EK: My creative process is based upon a certain kind of seduction, and my work itself evolves around the question of desire: the more unsatisfied, the more beautiful. Solitude becomes interesting when it contains the experience of displacement, a headlong rush towards another; albeit awkward, albeit paid for. All of this is but a very humble and timid form of exchange, as once observed fellow director Léandre Bernard-Brunel. Indeed, I wanted Exotica, Erotica, Etc. to draw a map of love and trade between men and women with lucidity, devoid of cynicism. Life and its triviality, the time that passes by, all this is resumed in the three letters of the title, “Etc.”: a bittersweet balance to all exotic, erotic and other great expectations.
KL: You show very intimate moments in the lives of these sailors and prostitutes. How did you manage to gain their trust to capture such private moments?
EK: Making a film today is not necessarily bound to the usual constraints of the cinema industry. I filmed Exotica, Erotica, Etc. by myself, without a crew, thanks to digital cameras that provided me with a certain degree of technical independence. At any given moment, my thoughts would become a visual flow, in a perfectly organic way. I understand filming as a question of complicity, trust and seduction. When I film, I fade into the background. I prefer to be forgotten by those I’m observing because that’s when they start to open up to you, when the camera quietly floats around their private space, unnoticed, leaving no trace. It’s almost a liquid feeling, similar to being at sea. Filming feels like sailing. People tend to confide more readily in strangers, during encounters that have no future. Men and women opened up to me in this way, driven by selflessness and, at times, by an innate sense of despair which I never questioned. At the end of the day, these spontaneous, sincere encounters echo the relationships between sailors and prostitutes, the intensity of which is inversely proportional to their fleeting duration.

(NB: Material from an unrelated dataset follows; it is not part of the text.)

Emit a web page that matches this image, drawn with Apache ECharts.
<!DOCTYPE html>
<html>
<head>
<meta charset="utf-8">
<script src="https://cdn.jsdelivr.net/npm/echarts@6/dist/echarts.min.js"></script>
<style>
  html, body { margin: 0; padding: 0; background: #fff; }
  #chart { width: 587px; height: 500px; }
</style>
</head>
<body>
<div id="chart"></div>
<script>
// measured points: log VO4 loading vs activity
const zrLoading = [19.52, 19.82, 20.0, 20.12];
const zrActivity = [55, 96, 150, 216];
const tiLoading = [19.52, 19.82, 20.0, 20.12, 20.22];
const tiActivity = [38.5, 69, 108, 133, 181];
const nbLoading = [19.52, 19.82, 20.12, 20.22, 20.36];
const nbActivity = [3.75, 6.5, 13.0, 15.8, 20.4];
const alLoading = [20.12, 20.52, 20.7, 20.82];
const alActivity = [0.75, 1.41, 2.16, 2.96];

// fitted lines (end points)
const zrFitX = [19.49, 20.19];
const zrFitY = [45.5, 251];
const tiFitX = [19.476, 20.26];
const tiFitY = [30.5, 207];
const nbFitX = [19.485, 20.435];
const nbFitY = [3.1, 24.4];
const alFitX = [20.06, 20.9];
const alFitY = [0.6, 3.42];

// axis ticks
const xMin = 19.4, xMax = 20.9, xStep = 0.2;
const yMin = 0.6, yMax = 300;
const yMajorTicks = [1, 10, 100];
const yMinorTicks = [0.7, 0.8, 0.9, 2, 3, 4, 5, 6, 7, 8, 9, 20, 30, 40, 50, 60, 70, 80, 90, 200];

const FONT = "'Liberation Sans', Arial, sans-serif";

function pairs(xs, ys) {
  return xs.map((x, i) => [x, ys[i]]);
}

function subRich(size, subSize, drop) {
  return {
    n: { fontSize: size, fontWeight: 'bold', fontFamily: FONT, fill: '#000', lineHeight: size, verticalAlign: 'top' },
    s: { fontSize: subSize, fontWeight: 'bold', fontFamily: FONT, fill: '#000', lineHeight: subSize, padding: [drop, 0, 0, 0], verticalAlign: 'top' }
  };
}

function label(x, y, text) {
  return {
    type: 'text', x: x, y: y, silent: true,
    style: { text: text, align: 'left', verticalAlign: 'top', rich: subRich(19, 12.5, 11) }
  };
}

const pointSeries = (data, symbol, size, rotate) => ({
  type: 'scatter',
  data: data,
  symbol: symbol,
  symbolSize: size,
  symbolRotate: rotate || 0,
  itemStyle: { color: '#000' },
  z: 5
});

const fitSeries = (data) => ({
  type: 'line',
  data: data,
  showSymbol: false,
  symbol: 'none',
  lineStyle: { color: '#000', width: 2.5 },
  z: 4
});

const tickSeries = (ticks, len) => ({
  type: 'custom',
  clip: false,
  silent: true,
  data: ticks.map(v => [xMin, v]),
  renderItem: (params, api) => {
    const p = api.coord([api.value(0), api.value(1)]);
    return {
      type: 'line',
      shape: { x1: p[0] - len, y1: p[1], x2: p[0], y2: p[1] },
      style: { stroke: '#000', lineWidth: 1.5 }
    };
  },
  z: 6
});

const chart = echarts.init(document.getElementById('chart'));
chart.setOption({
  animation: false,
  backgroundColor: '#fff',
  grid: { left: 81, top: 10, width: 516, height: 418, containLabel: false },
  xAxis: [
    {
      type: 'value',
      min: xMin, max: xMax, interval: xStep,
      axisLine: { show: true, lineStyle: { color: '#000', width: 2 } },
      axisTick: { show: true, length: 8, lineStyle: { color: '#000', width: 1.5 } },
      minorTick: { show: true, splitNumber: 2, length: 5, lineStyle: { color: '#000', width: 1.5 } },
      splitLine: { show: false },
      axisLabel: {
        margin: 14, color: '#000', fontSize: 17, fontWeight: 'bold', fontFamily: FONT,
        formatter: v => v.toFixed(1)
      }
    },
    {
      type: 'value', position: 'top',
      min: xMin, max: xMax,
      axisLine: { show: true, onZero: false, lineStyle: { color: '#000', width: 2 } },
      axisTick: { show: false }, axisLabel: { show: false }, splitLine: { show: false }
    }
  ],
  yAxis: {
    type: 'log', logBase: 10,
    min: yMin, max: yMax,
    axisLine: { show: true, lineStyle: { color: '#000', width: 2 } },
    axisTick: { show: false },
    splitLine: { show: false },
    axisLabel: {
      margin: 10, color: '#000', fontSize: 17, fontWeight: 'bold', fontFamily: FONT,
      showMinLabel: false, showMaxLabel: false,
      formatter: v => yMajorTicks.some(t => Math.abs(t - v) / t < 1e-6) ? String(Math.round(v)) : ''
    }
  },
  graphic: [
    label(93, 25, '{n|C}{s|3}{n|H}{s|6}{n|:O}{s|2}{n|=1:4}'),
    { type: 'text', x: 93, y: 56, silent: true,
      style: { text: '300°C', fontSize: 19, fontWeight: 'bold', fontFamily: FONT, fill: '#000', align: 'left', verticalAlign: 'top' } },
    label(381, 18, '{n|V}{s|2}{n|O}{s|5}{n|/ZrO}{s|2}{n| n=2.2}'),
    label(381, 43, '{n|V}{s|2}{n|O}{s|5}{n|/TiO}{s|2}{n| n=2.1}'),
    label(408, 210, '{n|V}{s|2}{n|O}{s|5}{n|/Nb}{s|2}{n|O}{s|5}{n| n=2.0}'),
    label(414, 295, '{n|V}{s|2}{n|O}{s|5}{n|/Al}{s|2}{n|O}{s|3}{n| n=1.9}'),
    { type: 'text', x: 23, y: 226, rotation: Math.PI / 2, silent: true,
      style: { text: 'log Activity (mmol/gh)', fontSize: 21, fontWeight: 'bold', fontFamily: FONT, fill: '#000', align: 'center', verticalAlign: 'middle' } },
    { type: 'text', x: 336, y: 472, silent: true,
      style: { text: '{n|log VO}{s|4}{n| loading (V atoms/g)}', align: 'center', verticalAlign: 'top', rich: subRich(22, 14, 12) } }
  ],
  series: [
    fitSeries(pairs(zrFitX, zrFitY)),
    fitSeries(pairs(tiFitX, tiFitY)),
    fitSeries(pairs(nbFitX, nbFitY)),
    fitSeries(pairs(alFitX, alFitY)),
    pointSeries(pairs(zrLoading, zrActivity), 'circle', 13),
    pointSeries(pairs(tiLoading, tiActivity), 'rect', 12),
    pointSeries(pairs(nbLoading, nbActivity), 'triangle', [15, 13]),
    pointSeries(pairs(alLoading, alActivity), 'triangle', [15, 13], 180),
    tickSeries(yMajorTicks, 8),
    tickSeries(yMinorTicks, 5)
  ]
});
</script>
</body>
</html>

KL: There is this idea of the sea as this “other” place—it holds secrets and breaks spells, it’s spiritual and powerful. The boat and the ocean seem to be protagonists in a way. What place do they have in this work?

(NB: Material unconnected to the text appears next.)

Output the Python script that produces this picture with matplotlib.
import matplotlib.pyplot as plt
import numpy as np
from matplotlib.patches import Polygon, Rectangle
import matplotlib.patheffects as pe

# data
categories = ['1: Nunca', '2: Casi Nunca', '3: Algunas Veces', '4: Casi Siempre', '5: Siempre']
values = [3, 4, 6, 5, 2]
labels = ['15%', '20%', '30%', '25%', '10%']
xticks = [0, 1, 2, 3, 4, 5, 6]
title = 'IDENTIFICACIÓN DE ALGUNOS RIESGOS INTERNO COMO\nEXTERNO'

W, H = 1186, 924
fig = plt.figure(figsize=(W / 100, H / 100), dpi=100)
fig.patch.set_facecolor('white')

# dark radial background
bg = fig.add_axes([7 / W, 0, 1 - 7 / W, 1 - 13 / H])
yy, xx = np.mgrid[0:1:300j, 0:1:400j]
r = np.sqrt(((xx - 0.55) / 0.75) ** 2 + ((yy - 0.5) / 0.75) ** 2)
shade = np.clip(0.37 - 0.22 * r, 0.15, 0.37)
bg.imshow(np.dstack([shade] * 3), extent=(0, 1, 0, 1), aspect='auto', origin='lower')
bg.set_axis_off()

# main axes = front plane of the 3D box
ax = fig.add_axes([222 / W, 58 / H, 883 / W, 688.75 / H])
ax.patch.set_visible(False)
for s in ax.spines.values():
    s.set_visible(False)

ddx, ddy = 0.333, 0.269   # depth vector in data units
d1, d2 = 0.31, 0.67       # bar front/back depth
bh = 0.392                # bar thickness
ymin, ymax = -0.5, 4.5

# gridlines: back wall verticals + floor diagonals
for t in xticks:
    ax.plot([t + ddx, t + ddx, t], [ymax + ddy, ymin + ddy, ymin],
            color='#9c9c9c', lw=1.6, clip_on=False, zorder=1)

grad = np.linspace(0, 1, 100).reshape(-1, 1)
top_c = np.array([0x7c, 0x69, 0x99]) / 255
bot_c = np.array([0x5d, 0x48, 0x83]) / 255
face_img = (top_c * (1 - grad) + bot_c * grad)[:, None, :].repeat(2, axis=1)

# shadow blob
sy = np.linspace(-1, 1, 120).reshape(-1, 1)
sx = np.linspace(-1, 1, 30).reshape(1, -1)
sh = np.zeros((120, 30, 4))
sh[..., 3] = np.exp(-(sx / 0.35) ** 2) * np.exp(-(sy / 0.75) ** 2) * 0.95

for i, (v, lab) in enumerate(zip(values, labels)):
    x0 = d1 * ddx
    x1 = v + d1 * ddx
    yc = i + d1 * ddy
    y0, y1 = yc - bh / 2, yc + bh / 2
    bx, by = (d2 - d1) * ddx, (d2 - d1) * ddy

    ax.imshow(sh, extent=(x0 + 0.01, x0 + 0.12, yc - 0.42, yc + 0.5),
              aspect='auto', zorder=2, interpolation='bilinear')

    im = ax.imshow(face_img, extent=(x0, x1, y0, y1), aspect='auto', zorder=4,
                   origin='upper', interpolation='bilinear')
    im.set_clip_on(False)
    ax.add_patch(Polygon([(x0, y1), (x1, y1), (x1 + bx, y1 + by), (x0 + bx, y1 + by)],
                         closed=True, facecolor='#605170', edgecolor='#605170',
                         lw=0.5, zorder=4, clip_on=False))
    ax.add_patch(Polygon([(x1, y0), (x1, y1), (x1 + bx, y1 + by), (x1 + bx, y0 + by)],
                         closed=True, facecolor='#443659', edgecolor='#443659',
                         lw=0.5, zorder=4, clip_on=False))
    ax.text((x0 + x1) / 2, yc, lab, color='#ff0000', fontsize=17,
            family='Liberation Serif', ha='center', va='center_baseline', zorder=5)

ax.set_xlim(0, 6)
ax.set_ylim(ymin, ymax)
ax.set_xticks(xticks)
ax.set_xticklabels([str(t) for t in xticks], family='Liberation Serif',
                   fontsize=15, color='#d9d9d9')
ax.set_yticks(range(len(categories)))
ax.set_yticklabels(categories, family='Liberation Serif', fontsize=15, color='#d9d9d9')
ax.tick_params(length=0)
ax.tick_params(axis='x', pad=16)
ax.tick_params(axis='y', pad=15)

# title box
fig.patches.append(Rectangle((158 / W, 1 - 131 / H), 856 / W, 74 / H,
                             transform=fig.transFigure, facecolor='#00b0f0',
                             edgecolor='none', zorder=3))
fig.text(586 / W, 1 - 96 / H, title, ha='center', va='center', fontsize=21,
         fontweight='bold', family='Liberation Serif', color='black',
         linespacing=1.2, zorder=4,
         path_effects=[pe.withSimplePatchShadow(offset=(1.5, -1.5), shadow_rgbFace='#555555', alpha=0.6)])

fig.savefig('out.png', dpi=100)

EK: The sea can become an absolute, spiritual experience; like the desert. But for many contemporary seamen, it remains a source of alienation, full of contradictions. The first time I went on board was at night. I experienced it as the extension of a familiar room in the dark. The more unknown the crew, the more unknown the destination, the more unknown the ship, the better; this is how I felt. Boats inspire me with confidence. My relationship to these iron cathedrals was not functional, but aesthetic, thus I’d connect with them as if they were sculptures and this liberated my gaze. Ships are extreme places to live. And at the same time, they are common, mere vehicles of globalisation. But dream vehicles; much more than any car or plane could ever be. Scenes for profound stories, not insignificant ones. Though, oddly enough, they can become very monotonous. But nothing in life is one-dimensional, is it?

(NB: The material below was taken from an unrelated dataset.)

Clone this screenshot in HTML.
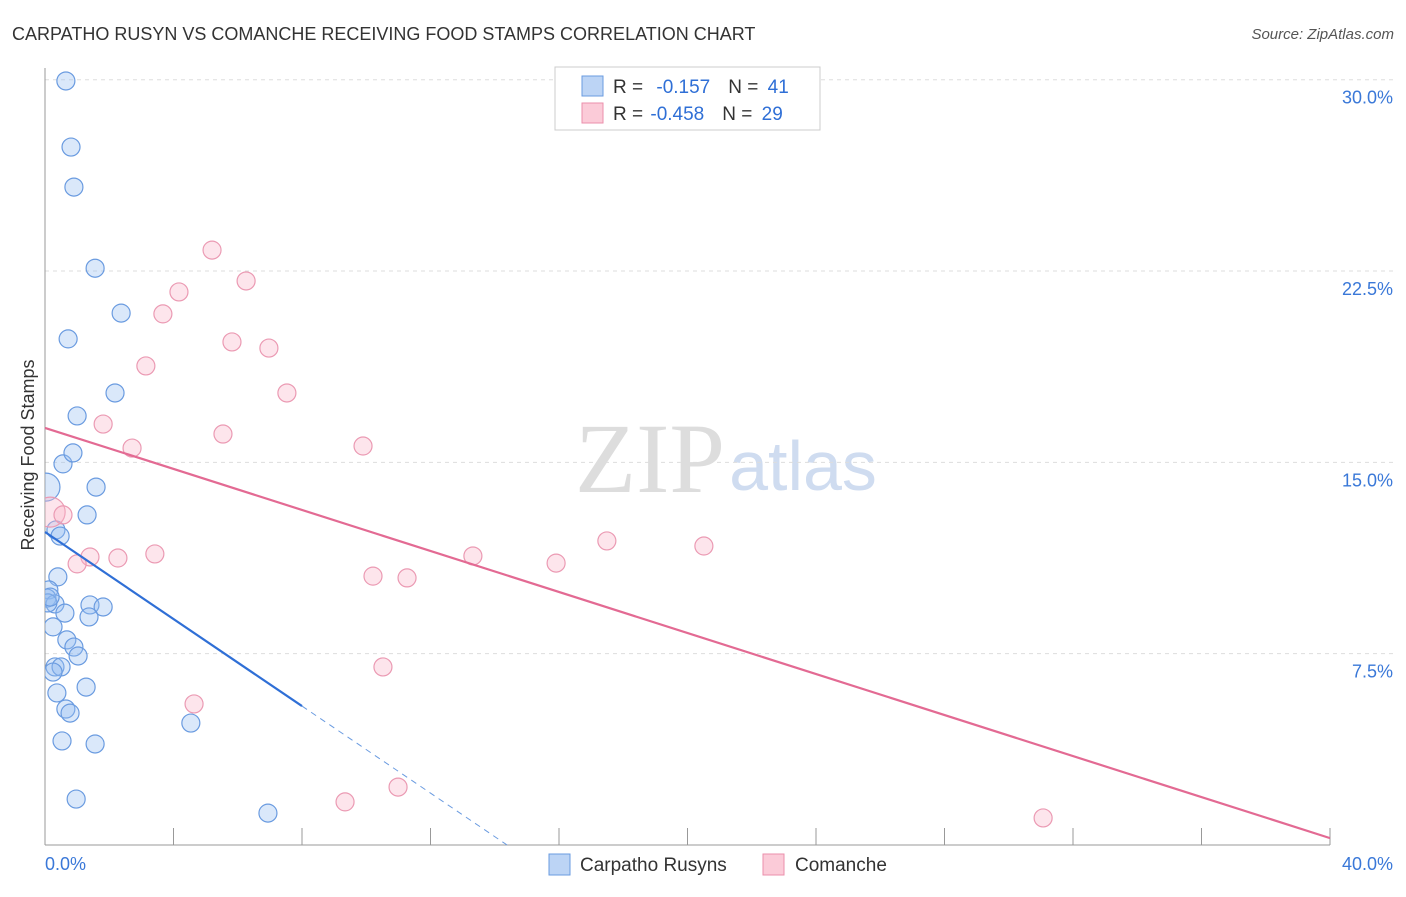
<!DOCTYPE html>
<html><head><meta charset="utf-8"><style>
body{margin:0;background:#fff;font-family:"Liberation Sans",sans-serif;}
</style></head><body>
<svg width="1406" height="892" viewBox="0 0 1406 892" xmlns="http://www.w3.org/2000/svg">
<defs><clipPath id="pa"><rect x="45" y="60" width="1350" height="785"/></clipPath></defs>
<text x="12" y="40" font-size="18" fill="#333">CARPATHO RUSYN VS COMANCHE RECEIVING FOOD STAMPS CORRELATION CHART</text>
<text x="1394" y="39" font-size="15" fill="#555" font-style="italic" text-anchor="end">Source: ZipAtlas.com</text>
<text x="650" y="492" font-size="100" fill="#ddd" font-family="Liberation Serif,serif" text-anchor="middle">ZIP</text>
<text x="803" y="490" font-size="70" fill="#cfdcf0" text-anchor="middle">atlas</text>
<g id="grid"></g>
<g id="axes"></g>
<g id="marks" clip-path="url(#pa)"></g>
<g id="trend"></g>
<text transform="translate(34,455) rotate(-90)" font-size="18" fill="#333" text-anchor="middle">Receiving Food Stamps</text>
<g>
<rect x="555" y="67" width="265" height="63" fill="#fff" stroke="#ccc"/>
<rect x="582" y="76" width="21" height="20" fill="#bcd4f5" stroke="#6a9be0"/>
<rect x="582" y="103" width="21" height="20" fill="#fbcbd8" stroke="#eb8fab"/>
<text x="613" y="93" font-size="19" fill="#333">R = <tspan fill="#2f6fd6" dx="8">-0.157</tspan><tspan dx="18" fill="#333">N = </tspan><tspan fill="#2f6fd6" dx="4">41</tspan></text>
<text x="613" y="120" font-size="19" fill="#333">R = <tspan fill="#2f6fd6" dx="2">-0.458</tspan><tspan dx="18" fill="#333">N = </tspan><tspan fill="#2f6fd6" dx="4">29</tspan></text>
</g>
<g>
<rect x="549" y="854" width="21" height="21" fill="#bcd4f5" stroke="#6a9be0"/>
<text x="580" y="871" font-size="19" fill="#333">Carpatho Rusyns</text>
<rect x="763" y="854" width="21" height="21" fill="#fbcbd8" stroke="#eb8fab"/>
<text x="795" y="871" font-size="19" fill="#333">Comanche</text>
</g>
</svg>
<script>
const NS="http://www.w3.org/2000/svg";
const yTicks=[7.5,15,22.5,30];
const yTickLabels=["7.5%","15.0%","22.5%","30.0%"];
const xTicks=[0,4,8,12,16,20,24,28,32,36,40];
const blueX=[0.65,0.81,0.90,1.56,2.37,0.72,2.18,1.00,0.56,0.87,1.59,0.03,1.31,0.34,0.47,0.40,0.12,0.06,0.31,1.40,1.81,0.62,1.37,0.25,0.68,0.90,1.03,0.31,0.50,0.25,1.28,0.37,0.65,0.78,4.54,0.53,1.56,0.97,6.94,0.09,0.16];
const blueY=[29.95,27.36,25.79,22.61,20.85,19.84,17.72,16.82,14.94,15.37,14.03,14.03,12.94,12.35,12.11,10.51,10.00,9.68,9.45,9.41,9.33,9.09,8.94,8.55,8.04,7.76,7.41,6.98,6.98,6.78,6.19,5.96,5.33,5.17,4.78,4.08,3.96,1.80,1.25,9.49,9.72];
const pinkX=[5.20,6.26,4.17,3.67,5.82,6.97,3.14,7.53,1.81,5.54,2.71,9.90,0.16,0.56,1.40,2.27,3.42,1.00,13.32,15.91,17.49,20.51,10.21,11.27,10.52,4.64,9.34,10.99,31.07];
const pinkY=[23.32,22.11,21.68,20.82,19.72,19.48,18.78,17.72,16.50,16.11,15.56,15.64,13.05,12.94,11.29,11.25,11.41,11.02,11.33,11.05,11.92,11.72,10.54,10.47,6.98,5.53,1.69,2.27,1.06];
const blueTrend=[12.27,-0.853]; // intercept, slope
const pinkTrend=[16.35,-0.402];
const X=v=>45+v*(1285/40), Y=v=>845-v*(765.3/30);
function mk(p,t,a){const e=document.createElementNS(NS,t);for(const k in a)e.setAttribute(k,a[k]);p.appendChild(e);return e;}
const grid=document.getElementById('grid'),axes=document.getElementById('axes'),marks=document.getElementById('marks'),trend=document.getElementById('trend');
yTicks.forEach((t,i)=>{
 const l=mk(grid,'line',{x1:45,x2:1395,y1:Y(t),y2:Y(t),stroke:'#ddd','stroke-dasharray':'4,4'});
 
 
 const tx=mk(axes,'text',{x:1393,y:Y(t)+24,'font-size':18,fill:'#3a78d8','text-anchor':'end'});
 tx.textContent=yTickLabels[i];
 
 
});
const ax=mk(axes,'line',{x1:45,x2:1330,y1:845,y2:845,stroke:'#999'});


const ay=mk(axes,'line',{x1:45,x2:45,y1:68,y2:845,stroke:'#999'});


xTicks.forEach(t=>{
 const l=mk(axes,'line',{x1:X(t),x2:X(t),y1:828,y2:845,stroke:'#999'});
 
 
});
const xl0=mk(axes,'text',{x:45,y:870,'font-size':18,fill:'#3a78d8'});xl0.textContent='0.0%';


const xl1=mk(axes,'text',{x:1393,y:870,'font-size':18,fill:'#3a78d8','text-anchor':'end'});xl1.textContent='40.0%';


blueX.forEach((x,i)=>{
 const c=mk(marks,'circle',{cx:X(x),cy:Y(blueY[i]),r:(i==11?14:9),fill:'rgba(150,190,240,0.35)',stroke:'#6a9be0','stroke-width':1.2});
 
 
});
pinkX.forEach((x,i)=>{
 const c=mk(marks,'circle',{cx:X(x),cy:Y(pinkY[i]),r:(i==12?15:9),fill:'rgba(248,180,200,0.35)',stroke:'#eb9ab3','stroke-width':1.2});
 
 
});
const bEnd=8, bZero=-blueTrend[0]/blueTrend[1];
const b1=mk(trend,'line',{x1:X(0),y1:Y(blueTrend[0]),x2:X(bEnd),y2:Y(blueTrend[0]+blueTrend[1]*bEnd),stroke:'#2f6fd6','stroke-width':2.2});


const b2=mk(trend,'line',{x1:X(bEnd),y1:Y(blueTrend[0]+blueTrend[1]*bEnd),x2:X(bZero),y2:Y(0),stroke:'#6a9be0','stroke-width':1,'stroke-dasharray':'6,5'});


const p1=mk(trend,'line',{x1:X(0),y1:Y(pinkTrend[0]),x2:X(40),y2:Y(pinkTrend[0]+pinkTrend[1]*40),stroke:'#e36a93','stroke-width':2.2});


</script>
</body></html>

KL: Your next film project is Obscuro Barroco. Can you tell us more about this?
EK: Obscuro Barroco is a tale about illusion and transformation, set in Rio de Janeiro. A documentary fiction, it explores gender and urban rituals in the hedonist realm of the cidade maravilhosa. Across spiritualism and transsexuality issues, from the Sambodromo bacchanal to the favela carnival, two creatures—a wandering clown and the carioca transvestites’ queen—tell the story of bodies in endless metamorphosis.
KL: And then what’s next for you?
EK: While finishing the post-production of Obscuro Barroco, I am working on the script of my first fiction, pursuing various photographic series and preparing a book on the life of the protagonist of Exotica, Erotica, Etc.